In a stroke of luck, I came across some further writing on the theories of mathematics and started reading about a fellow named Kurt Gödel. He made an incredible discovery which I thought should be rolled over into daily living. He created something called the Incompleteness Theorem which stated, roughly, that within any reasonably rigid set of rules for a subject matter, there were always certain things within the system which couldn’t be proven from within the system of rules. You could always go outside the system and prove them, but then you would just end up with further things you couldn’t prove.
When I first read this, I was dumbfounded and it left me in a very deep funk for several days. I couldn’t believe at first that this man had managed to strike my heroes down in one magnificent blow. As I saw it, this theorem meant pretty much the same thing as turning around quickly in order to catch what was behind you: the problem was that once you turned, it wasn’t behind you any more!

I had never heard of Gödel until I was in graduate school and, had I had it explained this way, I might have understood its significance far sooner. One may object that the author is suggesting the applications are tongue in cheek, but I don't think he is. He is stating that if you can apply this to a given set of rules in life, you ought to give credit for someone either immersing rules in gibberish, or admit that there were rules outside whatever system of rules you developed that gave it credence.

I suppose the penultimate lesson of the book is one in which the author allows the protagonist to become lost in his own world, the rules changing and kicking him firmly in the face, so to speak. The incident is reminiscent of Jean Sheperd's Wanda Hickey's Night of Golden Memories, although I do not know that the author intended this parallel. Still, the beauty here is how the author drags the protagonist through his own misery and attempts to ask whether what he believes should be thrown away or whether they are, in fact, rules for his own life in agony.

Indeed, some of the comments written toward the end aren't conclusions at all, but minor adaptations of life's lessons of adolescence. The great question is whether one has the fortitude to continue or just roll over and die. God knows that there are lots of reasons for the latter. What is fascinating isn't what happens to us, but how we react to it. It's equally funny how irrationally we make those decisions. Maybe we just become boring when we grow up, but reading this reminds one of all the impassioned things we did for the right and wrong reasons. It makes one cringe and it makes one laugh. Is there anything better?
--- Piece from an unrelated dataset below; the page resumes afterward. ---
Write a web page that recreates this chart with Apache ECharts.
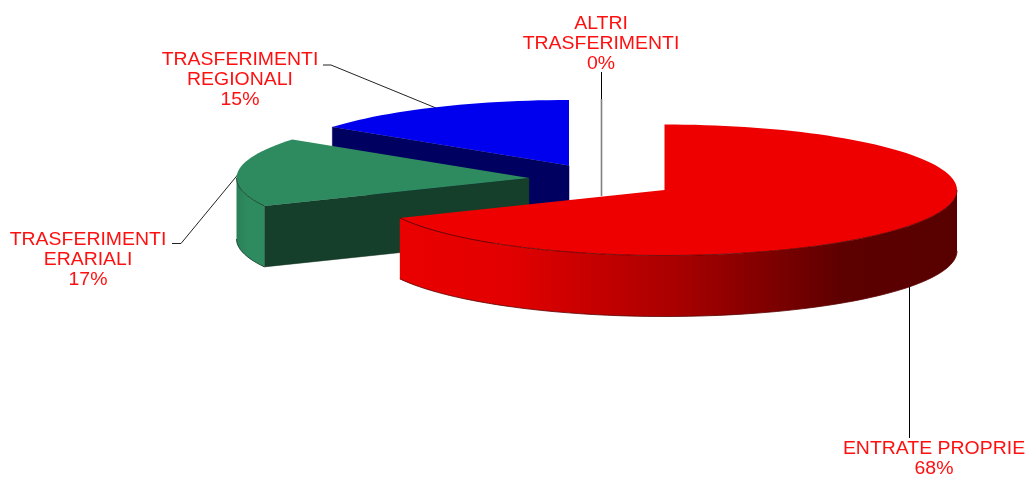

I love this book, larger than what I wanted it to be, but worth every page when one get to the end, It left me feeling that it was a story that was larger than the story behind it. It was, so to speak, the frozen moment when we see what is on the end of our own fork...and that was worth the entire read ten times over. Best of all, it was like I was kind of teaching myself rather than having someone else tell you what to do. That should appeals to the rebel in all of us, but more than anything, how we never managed to ever properly mix hormones with our reasoning very well.